Other violations included paying for the travel, lodging and food of unofficial visitors.
Tennessee avoiding the dreaded lack of institutional control violation bodes well for the forthcoming punishment face. The NCAA specifically complimented Tennessee for its handling and compliance in the investigation.
“In every step of this process, we took quick and decisive actions that exemplified the longstanding values of the NCAA reiterated in the membership’s new constitution,” Chancellor Donde Plowman said in a statement. “The university hired outside counsel to fully investigate allegations about the football program, acted promptly to terminate the employment of football coaches and staff members, and shared our conclusions with the NCAA enforcement staff.”
The NCAA adjusted its punishment rules earlier this year to target specific individuals and not programs and players that weren’t involved in the violations.
Tennessee did not self impose a bowl ban for the 2021 season while they did self impose a number of small recruiting violations. According to Plowman’s statement, Tennessee is hoping the NCAA will view things the same way and not administer a bowl ban.
The absence of a lack of institutional control violation makes that goal much more tenable.
“While we will take appropriate responsibility, last fall, the university announced that we will not self-impose penalties that harm innocent student-athletes like postseason bans based upon the actions of coaches and staff who are no longer part of the institution,” Plowman said. “Under the NCAA’s new constitution, rules “must ensure to the greatest extent possible that penalties imposed for infractions do not punish programs or student-athletes not involved or implicated in the infraction(s).”

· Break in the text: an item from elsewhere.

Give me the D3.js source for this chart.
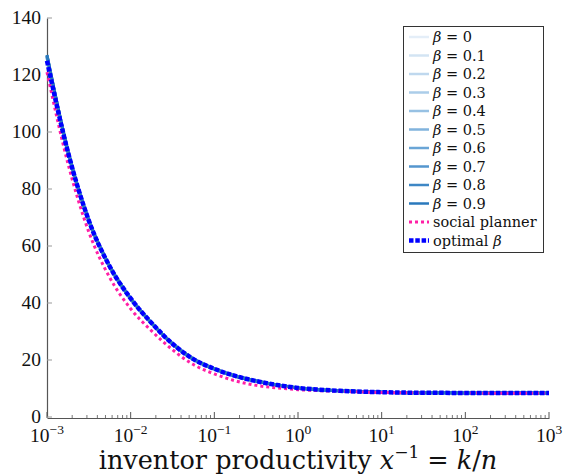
<!DOCTYPE html>
<html>
<head>
<meta charset="utf-8">
<script src="https://cdn.jsdelivr.net/npm/d3@7"></script>
<style>
  html, body { margin: 0; padding: 0; background: #fff; }
  svg { display: block; }
  text { font-family: "Liberation Serif", "DejaVu Serif", serif; fill: #111; }
  .wide { font-family: "DejaVu Serif", "Liberation Serif", serif; }
</style>
</head>
<body>
<svg id="chart" width="565" height="475"></svg>
<script>
// x values are inventor productivity x^-1 = k/n, given as powers of ten
const xExponents = [-3, -2.75, -2.5, -2.25, -2, -1.75, -1.5, -1.25, -1, -0.75, -0.5, -0.25, 0, 0.25, 0.5, 1, 1.5, 2, 2.5, 3];

const betaLabels = ["0", "0.1", "0.2", "0.3", "0.4", "0.5", "0.6", "0.7", "0.8", "0.9"];
const betaSeries = [
  [125.8, 92.6, 68.5, 52.5, 41.3, 32.8, 25.6, 20.2, 16.8, 14.35, 12.6, 11.2, 10.2, 9.6, 9.2, 8.7, 8.5, 8.45, 8.4, 8.4],
  [125.9, 92.7, 68.6, 52.5, 41.3, 32.8, 25.6, 20.2, 16.8, 14.35, 12.6, 11.2, 10.2, 9.6, 9.2, 8.7, 8.5, 8.45, 8.4, 8.4],
  [126.1, 92.8, 68.6, 52.6, 41.4, 32.8, 25.6, 20.2, 16.8, 14.35, 12.6, 11.2, 10.2, 9.6, 9.2, 8.7, 8.5, 8.45, 8.4, 8.4],
  [126.2, 92.9, 68.7, 52.6, 41.4, 32.9, 25.6, 20.2, 16.8, 14.4, 12.6, 11.2, 10.2, 9.6, 9.2, 8.7, 8.5, 8.45, 8.4, 8.4],
  [126.3, 93.0, 68.8, 52.7, 41.4, 32.9, 25.6, 20.2, 16.8, 14.4, 12.6, 11.2, 10.2, 9.6, 9.2, 8.7, 8.5, 8.45, 8.4, 8.4],
  [126.5, 93.1, 68.8, 52.7, 41.5, 32.9, 25.7, 20.3, 16.9, 14.4, 12.6, 11.2, 10.2, 9.6, 9.2, 8.7, 8.5, 8.45, 8.4, 8.4],
  [126.6, 93.2, 68.9, 52.8, 41.5, 32.9, 25.7, 20.3, 16.9, 14.4, 12.6, 11.2, 10.2, 9.6, 9.2, 8.7, 8.5, 8.45, 8.4, 8.4],
  [126.7, 93.3, 69.0, 52.8, 41.5, 33.0, 25.7, 20.3, 16.9, 14.4, 12.6, 11.2, 10.2, 9.6, 9.2, 8.7, 8.5, 8.45, 8.4, 8.4],
  [126.9, 93.4, 69.0, 52.9, 41.6, 33.0, 25.7, 20.3, 16.9, 14.4, 12.6, 11.2, 10.2, 9.6, 9.2, 8.7, 8.5, 8.45, 8.4, 8.4],
  [127.0, 93.5, 69.1, 52.9, 41.6, 33.0, 25.7, 20.3, 16.9, 14.4, 12.6, 11.2, 10.2, 9.6, 9.2, 8.7, 8.5, 8.45, 8.4, 8.4]
];
const plannerValues = [121.0, 89.0, 64.9, 48.9, 38.0, 30.2, 23.6, 18.4, 15.1, 12.7, 11.1, 10.2, 9.6, 9.25, 9.0, 8.6, 8.45, 8.4, 8.35, 8.35];
const optimalValues = [125.0, 93.0, 68.9, 52.8, 41.6, 33.0, 25.7, 20.3, 16.9, 14.4, 12.6, 11.2, 10.2, 9.6, 9.2, 8.7, 8.5, 8.45, 8.4, 8.4];

const yTicks = [0, 20, 40, 60, 80, 100, 120, 140];
const xTickExponents = [-3, -2, -1, 0, 1, 2, 3];

const betaColors = ["#e4eef8", "#d3e4f3", "#bfd8ee", "#abcde9", "#97c1e3", "#81b3dd", "#6aa5d6", "#5496ce", "#3e87c5", "#2a79bc"];
const plannerColor = "#ff1fa6";
const optimalColor = "#0000ff";
const axisColor = "#555";

const svg = d3.select("#chart");
const plotLeft = 47, plotRight = 549, plotTop = 18, plotBottom = 417;

const x = d3.scaleLog().domain([1e-3, 1e3]).range([plotLeft, plotRight]);
const y = d3.scaleLinear().domain([0, 140]).range([plotBottom, plotTop]);

const xs = xExponents.map(e => Math.pow(10, e));
const line = d3.line()
  .x(d => x(d[0]))
  .y(d => y(d[1]))
  .curve(d3.curveMonotoneX);
const pts = vals => xs.map((v, i) => [v, vals[i]]);

// axes
const xAxis = d3.axisBottom(x).tickValues([]).tickSize(0).tickFormat("");
const gx = svg.append("g").attr("transform", `translate(0,${plotBottom + 1})`).call(xAxis);
gx.select(".domain").attr("stroke", axisColor).attr("stroke-width", 1.2);

// tick marks pointing into the plot
const minor = d3.range(-3, 3).flatMap(e => d3.range(2, 10).map(m => m * Math.pow(10, e)));
svg.append("g").selectAll("line").data(minor).join("line")
  .attr("x1", d => x(d)).attr("x2", d => x(d))
  .attr("y1", plotBottom + 1).attr("y2", plotBottom - 2)
  .attr("stroke", axisColor).attr("stroke-width", 0.8);
svg.append("g").selectAll("line").data(xTickExponents).join("line")
  .attr("x1", d => x(Math.pow(10, d))).attr("x2", d => x(Math.pow(10, d)))
  .attr("y1", plotBottom + 1).attr("y2", plotBottom - 5)
  .attr("stroke", axisColor).attr("stroke-width", 1);

const yAxis = d3.axisLeft(y).tickValues([]).tickSize(0).tickFormat("");
const gy = svg.append("g").attr("transform", `translate(${plotLeft},0)`).call(yAxis);
gy.select(".domain").attr("stroke", axisColor).attr("stroke-width", 1.2);
svg.append("g").selectAll("line").data(yTicks).join("line")
  .attr("x1", plotLeft).attr("x2", plotLeft + 5)
  .attr("y1", d => y(d)).attr("y2", d => y(d))
  .attr("stroke", "#999").attr("stroke-width", 1);

// y tick labels
svg.append("g").selectAll("text").data(yTicks).join("text")
  .attr("x", plotLeft - 6).attr("y", d => y(d) - 1).attr("dy", "0.35em")
  .attr("text-anchor", "end").attr("font-size", 19.5)
  .text(d => d);

// x tick labels: 10 with a superscript exponent
const xl = svg.append("g").selectAll("text").data(xTickExponents).join("text")
  .attr("x", d => x(Math.pow(10, d)))
  .attr("y", 442).attr("text-anchor", "middle").attr("font-size", 19.5);
xl.append("tspan").text("10");
xl.append("tspan").attr("font-size", 13.5).attr("dy", -8)
  .text(d => (d < 0 ? "\u2212" + (-d) : String(d)));

// x axis title
const title = svg.append("text").attr("class", "wide").attr("x", 298).attr("y", 469)
  .attr("text-anchor", "middle").attr("font-size", 25.5);
title.append("tspan").text("inventor productivity ");
title.append("tspan").attr("font-style", "italic").text("x");
title.append("tspan").attr("font-size", 17).attr("dy", -11).text("\u22121");
title.append("tspan").attr("dy", 11).text(" = ");
title.append("tspan").attr("font-style", "italic").text("k");
title.append("tspan").text("/");
title.append("tspan").attr("font-style", "italic").text("n");

// curves
const plot = svg.append("g");
betaSeries.forEach((vals, i) => {
  plot.append("path").datum(pts(vals))
    .attr("fill", "none").attr("stroke", betaColors[i]).attr("stroke-width", 3)
    .attr("d", line);
});
plot.append("path").datum(pts(plannerValues))
  .attr("fill", "none").attr("stroke", plannerColor).attr("stroke-width", 3)
  .attr("stroke-dasharray", "3,3").attr("d", line);
plot.append("path").datum(pts(optimalValues))
  .attr("fill", "none").attr("stroke", optimalColor).attr("stroke-width", 4.5)
  .attr("stroke-dasharray", "4.5,1.8").attr("d", line);

// legend
const legX = 403, legY = 26, legW = 140, legH = 226, rowH = 18.5, firstRow = 37;
const leg = svg.append("g");
leg.append("rect").attr("x", legX + 0.5).attr("y", legY + 0.5)
  .attr("width", legW).attr("height", legH)
  .attr("fill", "#fff").attr("stroke", "#333").attr("stroke-width", 1);

const entries = betaLabels.map((b, i) => ({ kind: "beta", label: b, color: betaColors[i], w: 2.5, dash: null }))
  .concat([
    { kind: "text", label: "social planner", color: plannerColor, w: 3, dash: "3,3" },
    { kind: "opt", label: "optimal ", color: optimalColor, w: 4.5, dash: "4.5,1.8" }
  ]);

entries.forEach((e, i) => {
  const yy = firstRow + i * rowH;
  leg.append("line").attr("x1", 409).attr("x2", 429).attr("y1", yy).attr("y2", yy)
    .attr("stroke", e.color).attr("stroke-width", e.w)
    .attr("stroke-dasharray", e.dash);
  const t = leg.append("text").attr("class", "wide").attr("x", 433).attr("y", yy)
    .attr("dy", "0.35em").attr("font-size", 14.5);
  if (e.kind === "beta") {
    t.append("tspan").attr("font-style", "italic").text("\u03b2");
    t.append("tspan").text(" = " + e.label);
  } else if (e.kind === "opt") {
    t.append("tspan").text(e.label);
    t.append("tspan").attr("font-style", "italic").text("\u03b2");
  } else {
    t.text(e.label);
  }
});
</script>
</body>
</html>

“While NCAA bylaws prohibit the university from publicly commenting about the specific allegations, we have and will continue to seek a timely resolution of this case that is consistent with the NCAA’s new constitution and in the best interests of the University of Tennessee.”
Tennessee has 90 days to appeal the NCAA’s allegations and the NCAA has 60 days to respond to any appeals. After that stage is completed, the NCAA will hand down its punishment to the Tennessee football program.
The Vols open their 2022 football season inside the newly renovated Neyland Stadium against Ball State on Sept. 1.